Chapter 2.1 – Data: The New Configuration File

Understanding data quality, preparation, and splits from an automation engineer's perspective. Data is the new configuration file.

Posted Jan 11, 2026 Updated Feb 3, 2026

Data Quality and Prepration

By Ravi Joshi

15 min read

Chapter 2.1 – Data: The New Configuration File

When Bad Data Breaks Everything

After learning about ML types, I realized: Bad data doesn’t just break systems—it teaches models to make wrong predictions.

What if the historical deployment data is incomplete or wrong?

In automation, bad config or variables cause immediate failures. In ML, bad data can silently lead to confident, wrong predictions.

Warning: Bad data = bad model. No matter how sophisticated the algorithm, if the training data is garbage, the predictions will be garbage.

What I’m documenting here:

My evolving understanding of data quality
Why it matters more than I thought
How to prepare data for ML (from an automation mindset)

1. What I Learned About Data Requirements

At first, I thought: “I have deployment logs, so I have data. Done.” Not quite.

The real issues are:

Quality: Does the data represent the problem?
Quantity: Is there enough to learn patterns?
Balance: Is it biased toward one outcome?
Relevance: Do the features actually predict what matters?

My realization: Having data ≠ having the right data.

In automation, wrong variables break infra. In ML, wrong data breaks predictions—often silently.

What I Learned About Data vs Algorithms

One paper changed my thinking: In 2009, Google researchers (including Peter Norvig) showed that for many complex problems, more data with simpler algorithms often beats less data with sophisticated algorithms.

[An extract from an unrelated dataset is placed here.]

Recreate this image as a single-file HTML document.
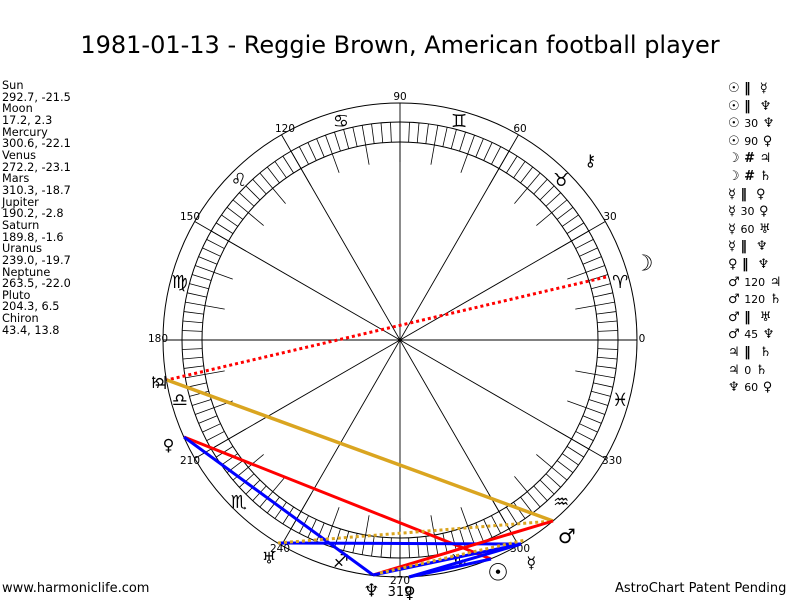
<!DOCTYPE html>
<html><head><meta charset="utf-8"><style>
body{margin:0;background:#fff;width:800px;height:600px;overflow:hidden;font-family:"DejaVu Sans","Liberation Sans",sans-serif}
.t{position:absolute;left:0;width:800px;top:31px;text-align:center;font-size:24px;color:#000}
.l{position:absolute;left:2px;top:80px;font-size:11.3px;line-height:11.65px;color:#000}
.r{position:absolute;left:728px;top:80px;font-family:"DejaVu Sans",sans-serif;font-size:13px;line-height:17.6px;font-weight:bold;white-space:pre}
.r small{font-size:11px;font-weight:normal}
.f{position:absolute;top:581px;font-size:13px}
</style></head><body>
<div class="t">1981-01-13 - Reggie Brown, American football player</div>
<div class="l">Sun<br>292.7, -21.5<br>Moon<br>17.2, 2.3<br>Mercury<br>300.6, -22.1<br>Venus<br>272.2, -23.1<br>Mars<br>310.3, -18.7<br>Jupiter<br>190.2, -2.8<br>Saturn<br>189.8, -1.6<br>Uranus<br>239.0, -19.7<br>Neptune<br>263.5, -22.0<br>Pluto<br>204.3, 6.5<br>Chiron<br>43.4, 13.8</div>
<div class="r">☉ ‖  ☿
☉ ‖  ♆
☉ <small>30</small> ♆
☉ <small>90</small> ♀
☽ # ♃
☽ # ♄
☿ ‖  ♀
☿ <small>30</small> ♀
☿ <small>60</small> ♅
☿ ‖  ♆
♀ ‖  ♆
♂ <small>120</small> ♃
♂ <small>120</small> ♄
♂ ‖  ♅
♂ <small>45</small> ♆
♃ ‖  ♄
♃ <small>0</small> ♄
♆ <small>60</small> ♀</div>
<div class="f" style="left:2px">www.harmoniclife.com</div>
<div class="f" style="left:615px">AstroChart Patent Pending</div>
<svg id="s" width="800" height="600" style="position:absolute;left:0;top:0" font-family="DejaVu Sans,sans-serif"></svg>
<script>
var s=document.getElementById('s'),cx=400,cy=340,h='';
function P(a,r){a=a*Math.PI/180;return [cx+r*Math.cos(a),cy-r*Math.sin(a)];}
h+='<circle cx="400" cy="340" r="237" fill="none" stroke="#000"/>';
h+='<circle cx="400" cy="340" r="218" fill="none" stroke="#000"/>';
h+='<circle cx="400" cy="340" r="198" fill="none" stroke="#000"/>';
for(var a=0;a<360;a+=2.5){var r2=(a%10==0)?178:198;var p=P(a,218),q=P(a,r2);h+='<line x1="'+p[0]+'" y1="'+p[1]+'" x2="'+q[0]+'" y2="'+q[1]+'" stroke="#000" stroke-width="0.8"/>';}
for(var a=0;a<180;a+=30){var p=P(a,237),q=P(a+180,237);h+='<line x1="'+p[0]+'" y1="'+p[1]+'" x2="'+q[0]+'" y2="'+q[1]+'" stroke="#000" stroke-width="0.9"/>';}
var lab=[[90,400,100],[120,285,132],[60,520,132],[30,610,220],[0,642,342],[330,612,464],[300,520,552],[270,400,584],[240,280,552],[210,190,464],[180,158,342],[150,190,220]];
lab.forEach(function(l){h+='<text x="'+l[1]+'" y="'+l[2]+'" font-size="10.5" text-anchor="middle">'+l[0]+'</text>';});
h+='<text x="400" y="596" font-size="13" text-anchor="middle">319</text>';
var z=['♈','♉','♊','♋','♌','♍','♎','♏','♐','♑','♒','♓'];
for(var i=0;i<12;i++){var p=P(15+30*i,228);h+='<text x="'+p[0]+'" y="'+(p[1]+7)+'" font-size="18" text-anchor="middle">'+z[i]+'</text>';}
function L(x1,y1,x2,y2,c,d,w){h+='<line x1="'+x1+'" y1="'+y1+'" x2="'+x2+'" y2="'+y2+'" stroke="'+c+'" stroke-width="'+(w||3)+'"'+(d?' stroke-dasharray="3,3"':'')+'/>';}
var G='#daa520';
L(606,277,167,380,'red',1);
L(167,380,553,521,G,0,3.5);
L(184,437,491,559,'red');
L(184,437,373,575,'blue');
L(278,543,521,544,'blue');
L(278,543,553,521,G,1);
L(373,575,553,521,'red');
L(373,575,521,544,'blue');
L(409,577,521,544,'blue');
L(409,577,491,559,'blue');
L(380,573,525,540,G,1);
var pl=[['☉',292.7,254,24],['☽',17.2,255,22],['☿',300.6,258,16],['♀',272.2,252,16],['♂',310.3,258,20],['♃',190.2,243,18],['♄',189.8,248,16],['♅',239.0,254,16],['♆',263.5,252,18],['♀',204.3,254,16],['⚷',43.4,262,16]];
pl.forEach(function(g){var p=P(g[1],g[2]);h+='<text x="'+p[0]+'" y="'+(p[1]+6)+'" font-size="'+g[3]+'" text-anchor="middle" font-weight="bold">'+g[0]+'</text>';});
s.innerHTML=h;
</script>
</body></html>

Key insight: “Choose a representation that can use unsupervised learning on unlabeled data, which is so much more plentiful than labeled data.”

Focus on quality and quantity of data before worrying about the perfect algorithm.

2. Data: The New Configuration File

For Automation Engineers

When you write Terraform or Ansible, you work with:

See Example: Terraform Variables

  
# Terraform variables
variable "instance_type" {
  type    = string
  default = "t3.medium"
}

variable "environment" {
  type    = string
  validation {
    condition     = contains(["dev", "staging", "prod"], var.environment)
    error_message = "Invalid environment"
  }
}

These variables define the inputs to your automation logic.

For Machine Learning

In ML, data serves the same purpose:

See Table: Automation vs ML Concepts

Automation Concept	ML Equivalent	Purpose
Configuration file	Training dataset	Defines what the system should learn
Variable validation	Data quality checks	Ensures inputs are valid
State file	Model weights	Captures learned patterns
Outputs	Predictions	What the system produces

Tip: Just as you validate Terraform variables, you must validate training data.

3. The “Garbage In, Garbage Out” Principle I Learned

Why ML Is Scarier Than Automation

In automation, if I run:

  
terraform apply -var="instance_type=invalid_type"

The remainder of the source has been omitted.